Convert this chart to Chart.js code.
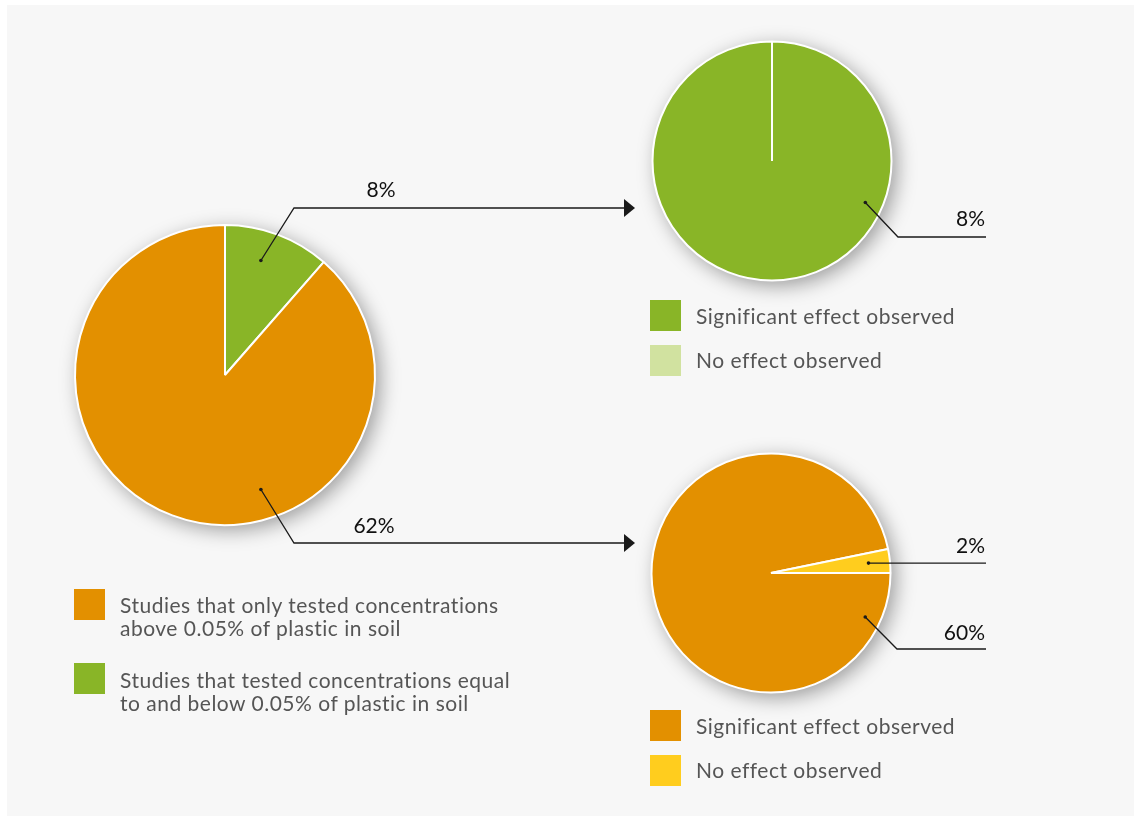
<!DOCTYPE html>
<html>
<head>
<meta charset="utf-8">
<script src="https://cdn.jsdelivr.net/npm/chart.js@4"></script>
<style>
  html, body { margin: 0; padding: 0; background: #ffffff; }
  body { width: 1134px; height: 816px; position: relative; overflow: hidden; font-family: "Lato", "Noto Sans", sans-serif; }
  #panel { position: absolute; left: 7px; top: 5px; width: 1127px; height: 811px; background: #f7f7f7; }
  canvas.pie { position: absolute; }
  #overlay { position: absolute; left: 0; top: 0; z-index: 5; }
  .legend { position: absolute; left: 0; top: 0; z-index: 6; color: #555555; font-size: 21px; letter-spacing: 0.5px; }
  .sw { position: absolute; width: 31px; height: 31px; }
  .txt { position: absolute; line-height: 23px; white-space: nowrap; }
</style>
</head>
<body>
<div id="panel"></div>
<canvas id="mainPie" class="pie" width="380" height="380" style="left:35px;top:185px"></canvas>
<canvas id="lowPie" class="pie" width="320" height="320" style="left:612px;top:1px"></canvas>
<canvas id="highPie" class="pie" width="320" height="320" style="left:611px;top:413px"></canvas>
<canvas id="overlay" width="1134" height="816"></canvas>

<div class="legend" id="legMain"></div>
<div class="legend" id="legLow"></div>
<div class="legend" id="legHigh"></div>

<script>
// ---- data ----
const mainLabels = ["Studies that tested concentrations equal to and below 0.05% of plastic in soil",
                    "Studies that only tested concentrations above 0.05% of plastic in soil"];
const mainValues = [8, 62];

const effectLabels = ["Significant effect observed", "No effect observed"];
const lowValues = [8, 0];    // studies at or below 0.05%
const highValues = [60, 2];  // studies above 0.05%

// ---- colours ----
const ORANGE = "#e39000";
const GREEN = "#89b527";
const LIGHT_GREEN = "#d1e2a0";
const YELLOW = "#ffcd1e";

// soft drop shadow under each pie
const pieShadow = {
  id: "pieShadow",
  beforeDatasetsDraw(chart) {
    const arc = chart.getDatasetMeta(0).data[0];
    if (!arc) return;
    const ctx = chart.ctx;
    ctx.save();
    ctx.shadowColor = "rgba(0,0,0,0.38)";
    ctx.shadowBlur = 20;
    ctx.shadowOffsetX = 5;
    ctx.shadowOffsetY = 5;
    ctx.fillStyle = "#f7f7f7";
    ctx.beginPath();
    ctx.arc(arc.x, arc.y, arc.outerRadius, 0, Math.PI * 2);
    ctx.fill();
    ctx.restore();
  }
};

function makePie(id, labels, values, colors, radius, rotation) {
  return new Chart(document.getElementById(id), {
    type: "pie",
    data: {
      labels: labels,
      datasets: [{
        data: values,
        backgroundColor: colors,
        borderColor: "#ffffff",
        borderWidth: 2,
        radius: radius
      }]
    },
    options: {
      responsive: false,
      animation: false,
      rotation: rotation,
      layout: { padding: 0 },
      plugins: { legend: { display: false }, tooltip: { enabled: false } },
      events: []
    },
    plugins: [pieShadow]
  });
}

const mainChart = makePie("mainPie", mainLabels, mainValues, [GREEN, ORANGE], 150, 0);
const lowChart = makePie("lowPie", effectLabels, lowValues, [GREEN, LIGHT_GREEN], 119.5, 0);
const highChart = makePie("highPie", effectLabels, highValues, [ORANGE, YELLOW], 119.5, 90);

// ---- leader lines with value labels ----
// anchor: angle in degrees clockwise from 12 o'clock (null = middle of the slice), frac of radius
const leaders = [
  { chart: mainChart, idx: 0, angle: 17.4, frac: 0.80, elbow: [294, 208], endX: 635, arrow: true,
    labelX: 381, labelY: 197, align: "center" },
  { chart: mainChart, idx: 1, angle: 162.6, frac: 0.80, elbow: [294, 543], endX: 635, arrow: true,
    labelX: 374, labelY: 533, align: "center" },
  { chart: lowChart, idx: 0, angle: 114, frac: 0.855, elbow: [898, 237], endX: 986, arrow: false,
    labelX: 985, labelY: 226, align: "right" },
  { chart: highChart, idx: 1, angle: null, frac: 0.82, elbow: null, endX: 986, arrow: false,
    labelX: 985, labelY: 553, align: "right" },
  { chart: highChart, idx: 0, angle: 115, frac: 0.87, elbow: [897, 649], endX: 986, arrow: false,
    labelX: 985, labelY: 640, align: "right" }
];

function drawLeaders() {
  const ov = document.getElementById("overlay");
  const ctx = ov.getContext("2d");
  ctx.clearRect(0, 0, ov.width, ov.height);
  leaders.forEach(l => {
    const c = l.chart;
    const arc = c.getDatasetMeta(0).data[l.idx];
    const left = c.canvas.offsetLeft, top = c.canvas.offsetTop;
    const a = l.angle === null ? (arc.startAngle + arc.endAngle) / 2
                               : l.angle * Math.PI / 180 - Math.PI / 2;
    const px = left + arc.x + Math.cos(a) * arc.outerRadius * l.frac;
    const py = top + arc.y + Math.sin(a) * arc.outerRadius * l.frac;
    const yLine = l.elbow ? l.elbow[1] : py;
    const lineEnd = l.arrow ? l.endX - 10 : l.endX;

    ctx.strokeStyle = "#1a1a1a";
    ctx.lineWidth = 1.3;
    ctx.beginPath();
    ctx.moveTo(px, py);
    if (l.elbow) ctx.lineTo(l.elbow[0], l.elbow[1]);
    ctx.lineTo(lineEnd, yLine);
    ctx.stroke();

    ctx.fillStyle = "#1a1a1a";
    ctx.beginPath();
    ctx.arc(px, py, 1.8, 0, Math.PI * 2);
    ctx.fill();

    if (l.arrow) {
      ctx.beginPath();
      ctx.moveTo(l.endX - 11, yLine - 9);
      ctx.lineTo(l.endX, yLine);
      ctx.lineTo(l.endX - 11, yLine + 9);
      ctx.closePath();
      ctx.fill();
    }

    const v = c.data.datasets[0].data[l.idx];
    ctx.font = '21px "Lato", "Noto Sans", sans-serif';
    ctx.textAlign = l.align;
    ctx.textBaseline = "alphabetic";
    ctx.fillStyle = "#111111";
    ctx.fillText(v + "%", l.labelX, l.labelY);
  });
}
drawLeaders();

// ---- legends ----
function buildLegend(id, items) {
  const el = document.getElementById(id);
  items.forEach(it => {
    const sw = document.createElement("div");
    sw.className = "sw";
    sw.style.left = it.x + "px";
    sw.style.top = it.y + "px";
    sw.style.background = it.color;
    el.appendChild(sw);
    const t = document.createElement("div");
    t.className = "txt";
    t.style.left = (it.x + 46) + "px";
    t.style.top = (it.ty) + "px";
    t.innerHTML = it.lines.join("<br>");
    el.appendChild(t);
  });
}

buildLegend("legMain", [
  { x: 74, y: 589, ty: 593, color: ORANGE,
    lines: ["Studies that only tested concentrations", "above 0.05% of plastic in soil"] },
  { x: 74, y: 663, ty: 668, color: GREEN,
    lines: ["Studies that tested concentrations equal", "to and below 0.05% of plastic in soil"] }
]);
buildLegend("legLow", [
  { x: 650, y: 300, ty: 304, color: GREEN, lines: [effectLabels[0]] },
  { x: 650, y: 345, ty: 348, color: LIGHT_GREEN, lines: [effectLabels[1]] }
]);
buildLegend("legHigh", [
  { x: 650, y: 710, ty: 714, color: ORANGE, lines: [effectLabels[0]] },
  { x: 650, y: 755, ty: 758, color: YELLOW, lines: [effectLabels[1]] }
]);
</script>
</body>
</html>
+ + + + + + +
Word for word, quote the full listing, omitting every picture.

Convert this chart to Chart.js code.
<!DOCTYPE html>
<html>
<head>
<meta charset="utf-8">
<script src="https://cdn.jsdelivr.net/npm/chart.js@4"></script>
<style>
  html, body { margin: 0; padding: 0; background: #ffffff; }
  body { width: 1134px; height: 816px; position: relative; overflow: hidden; font-family: "Lato", "Noto Sans", sans-serif; }
  #panel { position: absolute; left: 7px; top: 5px; width: 1127px; height: 811px; background: #f7f7f7; }
  canvas.pie { position: absolute; }
  #overlay { position: absolute; left: 0; top: 0; z-index: 5; }
  .legend { position: absolute; left: 0; top: 0; z-index: 6; color: #555555; font-size: 21px; letter-spacing: 0.5px; }
  .sw { position: absolute; width: 31px; height: 31px; }
  .txt { position: absolute; line-height: 23px; white-space: nowrap; }
</style>
</head>
<body>
<div id="panel"></div>
<canvas id="mainPie" class="pie" width="380" height="380" style="left:35px;top:185px"></canvas>
<canvas id="lowPie" class="pie" width="320" height="320" style="left:612px;top:1px"></canvas>
<canvas id="highPie" class="pie" width="320" height="320" style="left:611px;top:413px"></canvas>
<canvas id="overlay" width="1134" height="816"></canvas>

<div class="legend" id="legMain"></div>
<div class="legend" id="legLow"></div>
<div class="legend" id="legHigh"></div>

<script>
// ---- data ----
const mainLabels = ["Studies that tested concentrations equal to and below 0.05% of plastic in soil",
                    "Studies that only tested concentrations above 0.05% of plastic in soil"];
const mainValues = [8, 62];

const effectLabels = ["Significant effect observed", "No effect observed"];
const lowValues = [8, 0];    // studies at or below 0.05%
const highValues = [60, 2];  // studies above 0.05%

// ---- colours ----
const ORANGE = "#e39000";
const GREEN = "#89b527";
const LIGHT_GREEN = "#d1e2a0";
const YELLOW = "#ffcd1e";

// soft drop shadow under each pie
const pieShadow = {
  id: "pieShadow",
  beforeDatasetsDraw(chart) {
    const arc = chart.getDatasetMeta(0).data[0];
    if (!arc) return;
    const ctx = chart.ctx;
    ctx.save();
    ctx.shadowColor = "rgba(0,0,0,0.38)";
    ctx.shadowBlur = 20;
    ctx.shadowOffsetX = 5;
    ctx.shadowOffsetY = 5;
    ctx.fillStyle = "#f7f7f7";
    ctx.beginPath();
    ctx.arc(arc.x, arc.y, arc.outerRadius, 0, Math.PI * 2);
    ctx.fill();
    ctx.restore();
  }
};

function makePie(id, labels, values, colors, radius, rotation) {
  return new Chart(document.getElementById(id), {
    type: "pie",
    data: {
      labels: labels,
      datasets: [{
        data: values,
        backgroundColor: colors,
        borderColor: "#ffffff",
        borderWidth: 2,
        radius: radius
      }]
    },
    options: {
      responsive: false,
      animation: false,
      rotation: rotation,
      layout: { padding: 0 },
      plugins: { legend: { display: false }, tooltip: { enabled: false } },
      events: []
    },
    plugins: [pieShadow]
  });
}

const mainChart = makePie("mainPie", mainLabels, mainValues, [GREEN, ORANGE], 150, 0);
const lowChart = makePie("lowPie", effectLabels, lowValues, [GREEN, LIGHT_GREEN], 119.5, 0);
const highChart = makePie("highPie", effectLabels, highValues, [ORANGE, YELLOW], 119.5, 90);

// ---- leader lines with value labels ----
// anchor: angle in degrees clockwise from 12 o'clock (null = middle of the slice), frac of radius
const leaders = [
  { chart: mainChart, idx: 0, angle: 17.4, frac: 0.80, elbow: [294, 208], endX: 635, arrow: true,
    labelX: 381, labelY: 197, align: "center" },
  { chart: mainChart, idx: 1, angle: 162.6, frac: 0.80, elbow: [294, 543], endX: 635, arrow: true,
    labelX: 374, labelY: 533, align: "center" },
  { chart: lowChart, idx: 0, angle: 114, frac: 0.855, elbow: [898, 237], endX: 986, arrow: false,
    labelX: 985, labelY: 226, align: "right" },
  { chart: highChart, idx: 1, angle: null, frac: 0.82, elbow: null, endX: 986, arrow: false,
    labelX: 985, labelY: 553, align: "right" },
  { chart: highChart, idx: 0, angle: 115, frac: 0.87, elbow: [897, 649], endX: 986, arrow: false,
    labelX: 985, labelY: 640, align: "right" }
];

function drawLeaders() {
  const ov = document.getElementById("overlay");
  const ctx = ov.getContext("2d");
  ctx.clearRect(0, 0, ov.width, ov.height);
  leaders.forEach(l => {
    const c = l.chart;
    const arc = c.getDatasetMeta(0).data[l.idx];
    const left = c.canvas.offsetLeft, top = c.canvas.offsetTop;
    const a = l.angle === null ? (arc.startAngle + arc.endAngle) / 2
                               : l.angle * Math.PI / 180 - Math.PI / 2;
    const px = left + arc.x + Math.cos(a) * arc.outerRadius * l.frac;
    const py = top + arc.y + Math.sin(a) * arc.outerRadius * l.frac;
    const yLine = l.elbow ? l.elbow[1] : py;
    const lineEnd = l.arrow ? l.endX - 10 : l.endX;

    ctx.strokeStyle = "#1a1a1a";
    ctx.lineWidth = 1.3;
    ctx.beginPath();
    ctx.moveTo(px, py);
    if (l.elbow) ctx.lineTo(l.elbow[0], l.elbow[1]);
    ctx.lineTo(lineEnd, yLine);
    ctx.stroke();

    ctx.fillStyle = "#1a1a1a";
    ctx.beginPath();
    ctx.arc(px, py, 1.8, 0, Math.PI * 2);
    ctx.fill();

    if (l.arrow) {
      ctx.beginPath();
      ctx.moveTo(l.endX - 11, yLine - 9);
      ctx.lineTo(l.endX, yLine);
      ctx.lineTo(l.endX - 11, yLine + 9);
      ctx.closePath();
      ctx.fill();
    }

    const v = c.data.datasets[0].data[l.idx];
    ctx.font = '21px "Lato", "Noto Sans", sans-serif';
    ctx.textAlign = l.align;
    ctx.textBaseline = "alphabetic";
    ctx.fillStyle = "#111111";
    ctx.fillText(v + "%", l.labelX, l.labelY);
  });
}
drawLeaders();

// ---- legends ----
function buildLegend(id, items) {
  const el = document.getElementById(id);
  items.forEach(it => {
    const sw = document.createElement("div");
    sw.className = "sw";
    sw.style.left = it.x + "px";
    sw.style.top = it.y + "px";
    sw.style.background = it.color;
    el.appendChild(sw);
    const t = document.createElement("div");
    t.className = "txt";
    t.style.left = (it.x + 46) + "px";
    t.style.top = (it.ty) + "px";
    t.innerHTML = it.lines.join("<br>");
    el.appendChild(t);
  });
}

buildLegend("legMain", [
  { x: 74, y: 589, ty: 593, color: ORANGE,
    lines: ["Studies that only tested concentrations", "above 0.05% of plastic in soil"] },
  { x: 74, y: 663, ty: 668, color: GREEN,
    lines: ["Studies that tested concentrations equal", "to and below 0.05% of plastic in soil"] }
]);
buildLegend("legLow", [
  { x: 650, y: 300, ty: 304, color: GREEN, lines: [effectLabels[0]] },
  { x: 650, y: 345, ty: 348, color: LIGHT_GREEN, lines: [effectLabels[1]] }
]);
buildLegend("legHigh", [
  { x: 650, y: 710, ty: 714, color: ORANGE, lines: [effectLabels[0]] },
  { x: 650, y: 755, ty: 758, color: YELLOW, lines: [effectLabels[1]] }
]);
</script>
</body>
</html>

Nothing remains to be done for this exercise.